Supplied data.
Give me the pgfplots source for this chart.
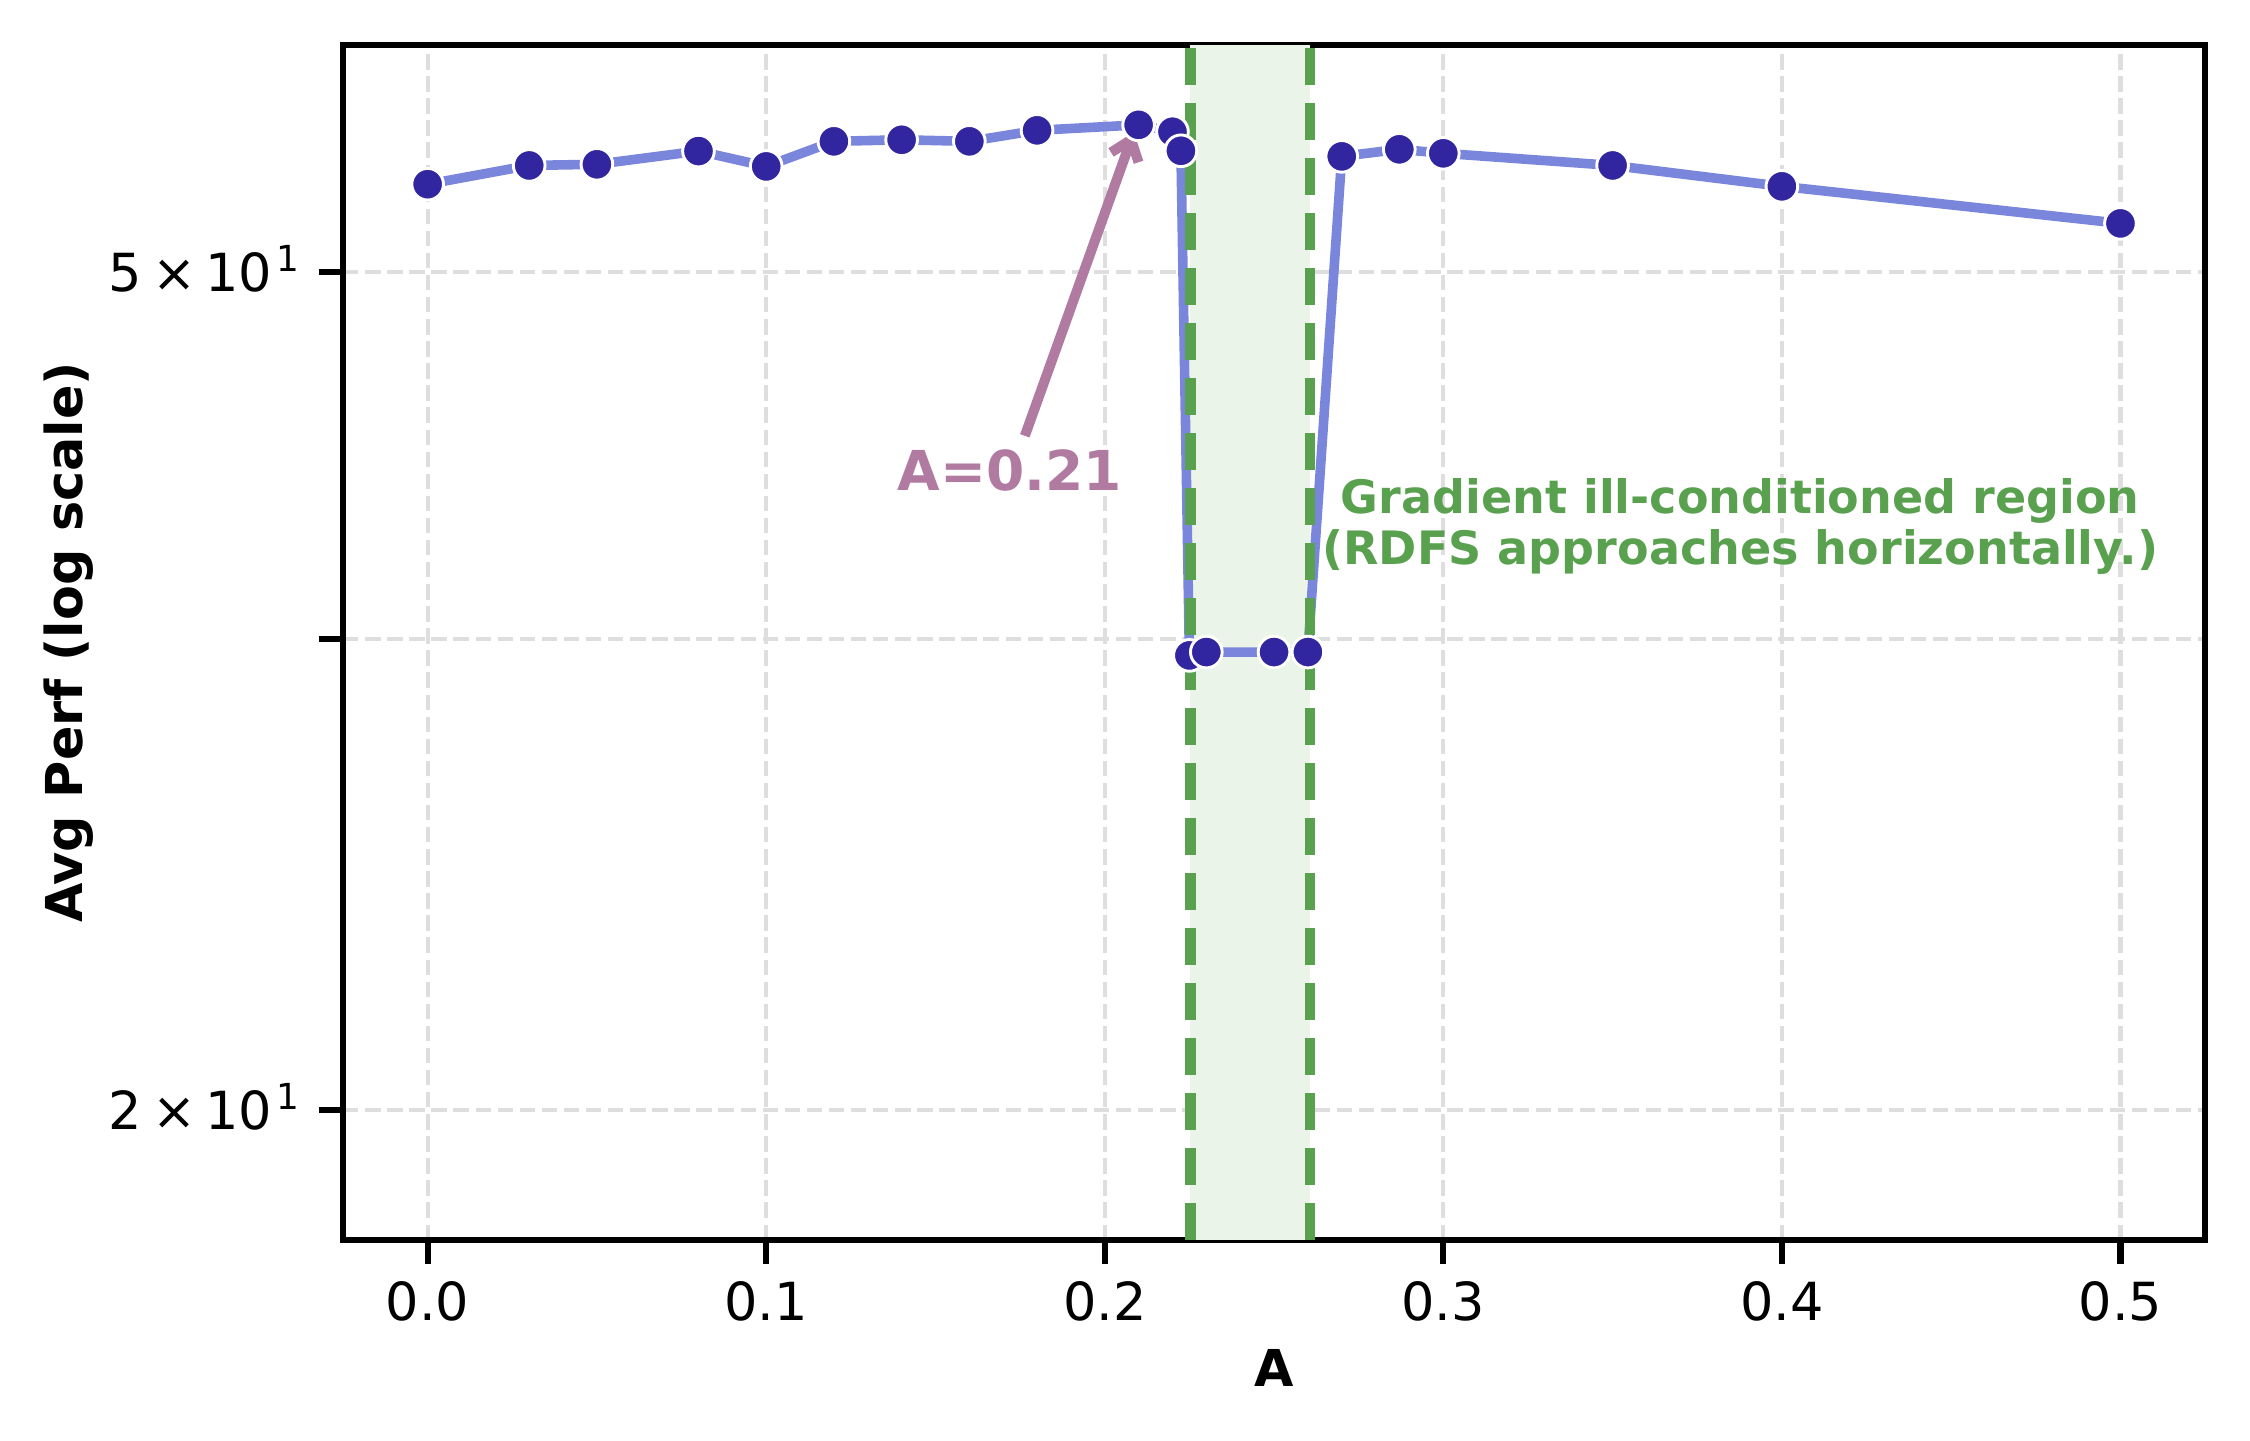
\documentclass[border=0pt]{standalone}
\usepackage{pgfplots}
\pgfplotsset{compat=1.18}
\usepackage{pgfplotstable}
\usepackage{fontspec}
\setmainfont{DejaVu Sans}
\usetikzlibrary{arrows.meta}
\definecolor{lineblue}{RGB}{121,134,220}
\definecolor{markblue}{RGB}{50,38,160}
\definecolor{regiongreen}{RGB}{89,161,79}
\definecolor{regionfill}{RGB}{234,244,232}
\definecolor{annotcol}{RGB}{176,122,161}
\definecolor{gridgray}{RGB}{222,222,222}
\newcommand{\sci}[1]{#1\hspace{2.6pt}×\hspace{2.2pt}10\hspace{1pt}\raisebox{4.63pt}{\fontsize{8.6}{9}\selectfont 1}}
\pgfplotstableread{
x y
0 55.04
0.03 56.18
0.05 56.25
0.08 57.07
0.10 56.12
0.12 57.68
0.14 57.78
0.16 57.68
0.18 58.38
0.21 58.73
0.22 58.29
0.2225 57.09
0.225 32.88
0.23 33.00
0.25 33.00
0.26 33.00
0.27 56.74
0.287 57.18
0.30 56.93
0.35 56.18
0.40 54.91
0.50 52.73
}\perfdata
\begin{document}
\begin{tikzpicture}
\path[use as bounding box] (-82.32pt,-48pt) rectangle (457.68pt,297.6pt);
\begin{axis}[
  scale only axis, width=446.9pt, height=286.8pt,
  xmin=-0.025, xmax=0.525,
  ymode=log, ymin=17.35, ymax=64.09,
  xtick={0,0.1,0.2,0.3,0.4,0.5},
  xticklabels={0.0,0.1,0.2,0.3,0.4,0.5},
  ytick={20,33.47,50},
  yticklabels={\sci{2},{},\sci{5}},
  xminorticks=false, yminorticks=false,
  tick pos=left, tick align=outside,
  major tick length=5.8pt,
  tick style={black, line width=1.5pt},
  axis line style={black, line width=1.44pt},
  grid=major,
  major grid style={draw=gridgray, line width=1pt, dash pattern=on 3.7pt off 1.6pt},
  ticklabel style={font=\fontsize{12.6}{15}\selectfont, inner sep=0pt},
  xticklabel style={anchor=north, yshift=-4.04pt},
  yticklabel style={anchor=base east, yshift=-4.59pt, xshift=-4.5pt},
  xlabel={A},
  ylabel={Avg Perf (log scale)},
  xlabel style={at={(axis description cs:0.5,-0.1230)}, anchor=base, inner sep=0pt, font=\bfseries\fontsize{12.2}{14}\selectfont},
  ylabel style={at={(axis description cs:-0.13963,0.5)}, anchor=base, inner sep=0pt, font=\bfseries\fontsize{12.2}{14}\selectfont},
]
\addplot[draw=none, fill=regionfill, forget plot] coordinates {(0.2253,17.35) (0.2606,17.35) (0.2606,64.09) (0.2253,64.09)} -- cycle;
\addplot[color=lineblue, line width=2.3pt, mark=none] table[x=x, y=y] {\perfdata};
\addplot[color=regiongreen, line width=2.6pt, dash pattern=on 8.9pt off 4.3pt] coordinates {(0.2253,17.35) (0.2253,64.09)};
\addplot[color=regiongreen, line width=2.6pt, dash pattern=on 8.9pt off 4.3pt] coordinates {(0.2606,17.35) (0.2606,64.09)};
\addplot[only marks, mark=*, mark size=3.8pt, mark options={fill=markblue, draw=white, line width=0.7pt}] table[x=x, y=y] {\perfdata};
\draw[annotcol, line width=2.4pt, -{Straight Barb[length=4.5pt, width=7pt]}] (axis cs:0.1764,41.8) -- (axis cs:0.2086,58.27);
\node[annotcol, font=\bfseries\fontsize{13.2}{15}\selectfont, anchor=base, inner sep=0pt] at (axis cs:0.172,39.37) {A=0.21};
\node[regiongreen, font=\bfseries\fontsize{11.05}{13}\selectfont, anchor=base, inner sep=0pt] at (axis cs:0.3877,38.40) {Gradient ill-conditioned region};
\node[regiongreen, font=\bfseries\fontsize{11.05}{13}\selectfont, anchor=base, inner sep=0pt] at (axis cs:0.3877,36.33) {(RDFS approaches horizontally.)};
\end{axis}
\end{tikzpicture}
\end{document}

Your task. Copy out all the data exactly; skip the pictures.

Correct response.
Give me the pgfplots source for this chart.
\documentclass[border=0pt]{standalone}
\usepackage{pgfplots}
\pgfplotsset{compat=1.18}
\usepackage{pgfplotstable}
\usepackage{fontspec}
\setmainfont{DejaVu Sans}
\usetikzlibrary{arrows.meta}
\definecolor{lineblue}{RGB}{121,134,220}
\definecolor{markblue}{RGB}{50,38,160}
\definecolor{regiongreen}{RGB}{89,161,79}
\definecolor{regionfill}{RGB}{234,244,232}
\definecolor{annotcol}{RGB}{176,122,161}
\definecolor{gridgray}{RGB}{222,222,222}
\newcommand{\sci}[1]{#1\hspace{2.6pt}×\hspace{2.2pt}10\hspace{1pt}\raisebox{4.63pt}{\fontsize{8.6}{9}\selectfont 1}}
\pgfplotstableread{
x y
0 55.04
0.03 56.18
0.05 56.25
0.08 57.07
0.10 56.12
0.12 57.68
0.14 57.78
0.16 57.68
0.18 58.38
0.21 58.73
0.22 58.29
0.2225 57.09
0.225 32.88
0.23 33.00
0.25 33.00
0.26 33.00
0.27 56.74
0.287 57.18
0.30 56.93
0.35 56.18
0.40 54.91
0.50 52.73
}\perfdata
\begin{document}
\begin{tikzpicture}
\path[use as bounding box] (-82.32pt,-48pt) rectangle (457.68pt,297.6pt);
\begin{axis}[
  scale only axis, width=446.9pt, height=286.8pt,
  xmin=-0.025, xmax=0.525,
  ymode=log, ymin=17.35, ymax=64.09,
  xtick={0,0.1,0.2,0.3,0.4,0.5},
  xticklabels={0.0,0.1,0.2,0.3,0.4,0.5},
  ytick={20,33.47,50},
  yticklabels={\sci{2},{},\sci{5}},
  xminorticks=false, yminorticks=false,
  tick pos=left, tick align=outside,
  major tick length=5.8pt,
  tick style={black, line width=1.5pt},
  axis line style={black, line width=1.44pt},
  grid=major,
  major grid style={draw=gridgray, line width=1pt, dash pattern=on 3.7pt off 1.6pt},
  ticklabel style={font=\fontsize{12.6}{15}\selectfont, inner sep=0pt},
  xticklabel style={anchor=north, yshift=-4.04pt},
  yticklabel style={anchor=base east, yshift=-4.59pt, xshift=-4.5pt},
  xlabel={A},
  ylabel={Avg Perf (log scale)},
  xlabel style={at={(axis description cs:0.5,-0.1230)}, anchor=base, inner sep=0pt, font=\bfseries\fontsize{12.2}{14}\selectfont},
  ylabel style={at={(axis description cs:-0.13963,0.5)}, anchor=base, inner sep=0pt, font=\bfseries\fontsize{12.2}{14}\selectfont},
]
\addplot[draw=none, fill=regionfill, forget plot] coordinates {(0.2253,17.35) (0.2606,17.35) (0.2606,64.09) (0.2253,64.09)} -- cycle;
\addplot[color=lineblue, line width=2.3pt, mark=none] table[x=x, y=y] {\perfdata};
\addplot[color=regiongreen, line width=2.6pt, dash pattern=on 8.9pt off 4.3pt] coordinates {(0.2253,17.35) (0.2253,64.09)};
\addplot[color=regiongreen, line width=2.6pt, dash pattern=on 8.9pt off 4.3pt] coordinates {(0.2606,17.35) (0.2606,64.09)};
\addplot[only marks, mark=*, mark size=3.8pt, mark options={fill=markblue, draw=white, line width=0.7pt}] table[x=x, y=y] {\perfdata};
\draw[annotcol, line width=2.4pt, -{Straight Barb[length=4.5pt, width=7pt]}] (axis cs:0.1764,41.8) -- (axis cs:0.2086,58.27);
\node[annotcol, font=\bfseries\fontsize{13.2}{15}\selectfont, anchor=base, inner sep=0pt] at (axis cs:0.172,39.37) {A=0.21};
\node[regiongreen, font=\bfseries\fontsize{11.05}{13}\selectfont, anchor=base, inner sep=0pt] at (axis cs:0.3877,38.40) {Gradient ill-conditioned region};
\node[regiongreen, font=\bfseries\fontsize{11.05}{13}\selectfont, anchor=base, inner sep=0pt] at (axis cs:0.3877,36.33) {(RDFS approaches horizontally.)};
\end{axis}
\end{tikzpicture}
\end{document}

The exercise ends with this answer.